▶ [TO BE DONE]:
Reproduce exactly the lines below, from the first one through the line containing "units (mu, T).", and omit any pictures.

▶ [GIVEN INFORMATION]:
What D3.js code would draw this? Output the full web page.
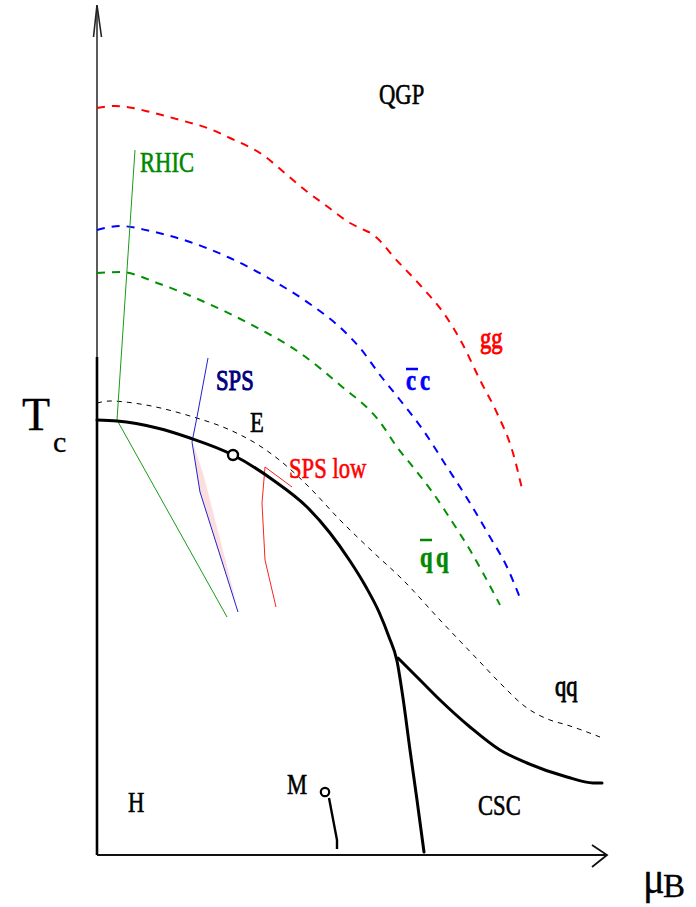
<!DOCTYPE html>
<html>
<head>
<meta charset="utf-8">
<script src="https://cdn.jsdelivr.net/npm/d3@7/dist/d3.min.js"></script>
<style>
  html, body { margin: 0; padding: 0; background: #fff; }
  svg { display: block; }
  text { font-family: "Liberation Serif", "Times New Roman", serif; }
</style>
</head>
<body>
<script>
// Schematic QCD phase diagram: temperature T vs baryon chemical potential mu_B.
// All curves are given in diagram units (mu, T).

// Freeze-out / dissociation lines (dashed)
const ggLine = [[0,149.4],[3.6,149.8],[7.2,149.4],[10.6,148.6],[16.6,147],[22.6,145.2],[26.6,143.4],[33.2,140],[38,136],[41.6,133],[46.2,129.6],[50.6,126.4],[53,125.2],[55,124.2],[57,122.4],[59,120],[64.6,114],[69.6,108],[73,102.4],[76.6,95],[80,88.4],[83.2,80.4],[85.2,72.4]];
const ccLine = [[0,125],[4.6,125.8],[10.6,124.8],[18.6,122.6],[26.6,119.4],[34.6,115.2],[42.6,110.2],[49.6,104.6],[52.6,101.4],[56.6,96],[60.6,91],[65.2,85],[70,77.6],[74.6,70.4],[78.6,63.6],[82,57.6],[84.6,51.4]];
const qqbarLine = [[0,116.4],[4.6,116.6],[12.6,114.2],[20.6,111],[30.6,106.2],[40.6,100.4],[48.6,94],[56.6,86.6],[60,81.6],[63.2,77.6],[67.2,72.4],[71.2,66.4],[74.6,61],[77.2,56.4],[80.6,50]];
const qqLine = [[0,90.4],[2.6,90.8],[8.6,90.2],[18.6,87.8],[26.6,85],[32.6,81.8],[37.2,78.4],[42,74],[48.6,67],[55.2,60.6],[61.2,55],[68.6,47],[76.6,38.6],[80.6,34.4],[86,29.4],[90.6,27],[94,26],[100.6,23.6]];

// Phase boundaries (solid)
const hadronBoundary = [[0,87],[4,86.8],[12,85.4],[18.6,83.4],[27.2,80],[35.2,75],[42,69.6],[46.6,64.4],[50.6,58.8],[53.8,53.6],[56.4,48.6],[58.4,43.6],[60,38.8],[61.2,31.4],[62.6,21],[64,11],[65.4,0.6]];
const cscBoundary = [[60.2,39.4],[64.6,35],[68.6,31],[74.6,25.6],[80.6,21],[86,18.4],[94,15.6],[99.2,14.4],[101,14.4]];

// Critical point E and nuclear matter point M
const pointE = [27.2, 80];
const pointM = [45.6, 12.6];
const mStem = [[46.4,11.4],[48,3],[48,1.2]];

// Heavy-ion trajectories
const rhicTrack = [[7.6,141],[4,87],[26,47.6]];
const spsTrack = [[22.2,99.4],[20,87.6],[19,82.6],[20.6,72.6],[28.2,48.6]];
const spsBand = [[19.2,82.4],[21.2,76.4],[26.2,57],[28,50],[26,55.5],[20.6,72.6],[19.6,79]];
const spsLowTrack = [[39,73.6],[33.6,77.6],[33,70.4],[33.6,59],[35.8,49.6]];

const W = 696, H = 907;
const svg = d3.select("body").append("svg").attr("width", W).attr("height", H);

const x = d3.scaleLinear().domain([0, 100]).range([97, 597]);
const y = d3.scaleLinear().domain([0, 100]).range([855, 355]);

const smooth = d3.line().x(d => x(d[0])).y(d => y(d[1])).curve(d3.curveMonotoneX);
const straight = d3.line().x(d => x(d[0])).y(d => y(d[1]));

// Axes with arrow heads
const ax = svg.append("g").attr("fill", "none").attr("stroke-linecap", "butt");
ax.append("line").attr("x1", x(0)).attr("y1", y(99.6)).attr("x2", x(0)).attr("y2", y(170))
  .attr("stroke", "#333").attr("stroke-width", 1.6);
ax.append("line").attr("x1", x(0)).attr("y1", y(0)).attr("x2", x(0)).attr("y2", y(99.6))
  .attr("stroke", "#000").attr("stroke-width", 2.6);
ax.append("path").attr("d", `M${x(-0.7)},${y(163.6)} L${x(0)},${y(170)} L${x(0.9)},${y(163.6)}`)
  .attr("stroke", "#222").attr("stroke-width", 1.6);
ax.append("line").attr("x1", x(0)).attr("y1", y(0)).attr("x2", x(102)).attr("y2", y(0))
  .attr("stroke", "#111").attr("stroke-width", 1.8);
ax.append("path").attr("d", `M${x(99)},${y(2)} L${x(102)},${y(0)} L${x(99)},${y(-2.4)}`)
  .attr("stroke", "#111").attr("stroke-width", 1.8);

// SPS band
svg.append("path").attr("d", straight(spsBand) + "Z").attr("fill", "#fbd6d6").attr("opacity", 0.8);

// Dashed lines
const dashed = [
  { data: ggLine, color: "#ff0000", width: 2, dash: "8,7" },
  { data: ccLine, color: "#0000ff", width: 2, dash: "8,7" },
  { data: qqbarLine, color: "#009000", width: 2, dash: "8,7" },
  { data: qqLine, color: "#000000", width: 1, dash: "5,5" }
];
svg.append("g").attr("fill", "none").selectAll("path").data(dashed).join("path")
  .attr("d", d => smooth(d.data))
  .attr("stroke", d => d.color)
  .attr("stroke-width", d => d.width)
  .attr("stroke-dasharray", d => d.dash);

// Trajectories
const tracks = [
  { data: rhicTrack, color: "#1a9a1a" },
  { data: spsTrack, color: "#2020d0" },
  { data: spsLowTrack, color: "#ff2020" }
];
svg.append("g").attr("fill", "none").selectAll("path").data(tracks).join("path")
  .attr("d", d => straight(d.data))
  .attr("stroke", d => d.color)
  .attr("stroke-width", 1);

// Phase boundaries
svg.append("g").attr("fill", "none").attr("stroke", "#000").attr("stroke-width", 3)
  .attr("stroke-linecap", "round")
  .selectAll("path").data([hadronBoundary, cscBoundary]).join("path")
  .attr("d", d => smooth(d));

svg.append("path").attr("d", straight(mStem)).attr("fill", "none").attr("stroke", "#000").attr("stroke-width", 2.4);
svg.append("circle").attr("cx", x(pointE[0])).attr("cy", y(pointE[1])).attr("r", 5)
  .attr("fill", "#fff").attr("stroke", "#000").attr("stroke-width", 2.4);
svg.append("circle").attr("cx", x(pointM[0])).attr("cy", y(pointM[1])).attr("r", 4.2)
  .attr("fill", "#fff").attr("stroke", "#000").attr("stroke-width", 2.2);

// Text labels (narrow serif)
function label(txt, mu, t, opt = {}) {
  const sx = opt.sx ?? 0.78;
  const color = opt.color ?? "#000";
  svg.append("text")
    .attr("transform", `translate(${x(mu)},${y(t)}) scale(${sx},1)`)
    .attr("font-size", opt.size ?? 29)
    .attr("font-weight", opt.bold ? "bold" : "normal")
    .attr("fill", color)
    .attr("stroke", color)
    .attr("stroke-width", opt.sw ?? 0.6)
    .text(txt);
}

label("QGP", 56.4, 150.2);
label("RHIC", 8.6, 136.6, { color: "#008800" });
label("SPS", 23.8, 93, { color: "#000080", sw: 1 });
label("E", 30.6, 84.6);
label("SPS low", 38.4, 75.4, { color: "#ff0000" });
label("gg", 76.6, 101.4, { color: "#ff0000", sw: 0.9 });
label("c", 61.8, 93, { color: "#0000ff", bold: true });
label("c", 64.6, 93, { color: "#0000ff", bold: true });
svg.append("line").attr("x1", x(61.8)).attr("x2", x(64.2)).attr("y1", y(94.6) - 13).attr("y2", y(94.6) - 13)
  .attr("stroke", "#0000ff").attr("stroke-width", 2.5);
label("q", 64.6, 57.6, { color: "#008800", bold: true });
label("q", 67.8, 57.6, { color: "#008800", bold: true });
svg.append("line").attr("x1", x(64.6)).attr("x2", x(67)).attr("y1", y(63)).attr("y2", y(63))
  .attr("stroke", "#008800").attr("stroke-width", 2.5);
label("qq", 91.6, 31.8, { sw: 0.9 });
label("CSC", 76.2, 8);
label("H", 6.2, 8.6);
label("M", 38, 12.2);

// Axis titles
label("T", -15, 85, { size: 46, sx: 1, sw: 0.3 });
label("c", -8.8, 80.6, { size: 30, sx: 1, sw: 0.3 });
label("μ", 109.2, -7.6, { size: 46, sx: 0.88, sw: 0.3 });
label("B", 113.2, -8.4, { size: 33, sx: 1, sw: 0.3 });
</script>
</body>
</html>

▶ [FULL ANSWER]:
What D3.js code would draw this? Output the full web page.
<!DOCTYPE html>
<html>
<head>
<meta charset="utf-8">
<script src="https://cdn.jsdelivr.net/npm/d3@7/dist/d3.min.js"></script>
<style>
  html, body { margin: 0; padding: 0; background: #fff; }
  svg { display: block; }
  text { font-family: "Liberation Serif", "Times New Roman", serif; }
</style>
</head>
<body>
<script>
// Schematic QCD phase diagram: temperature T vs baryon chemical potential mu_B.
// All curves are given in diagram units (mu, T).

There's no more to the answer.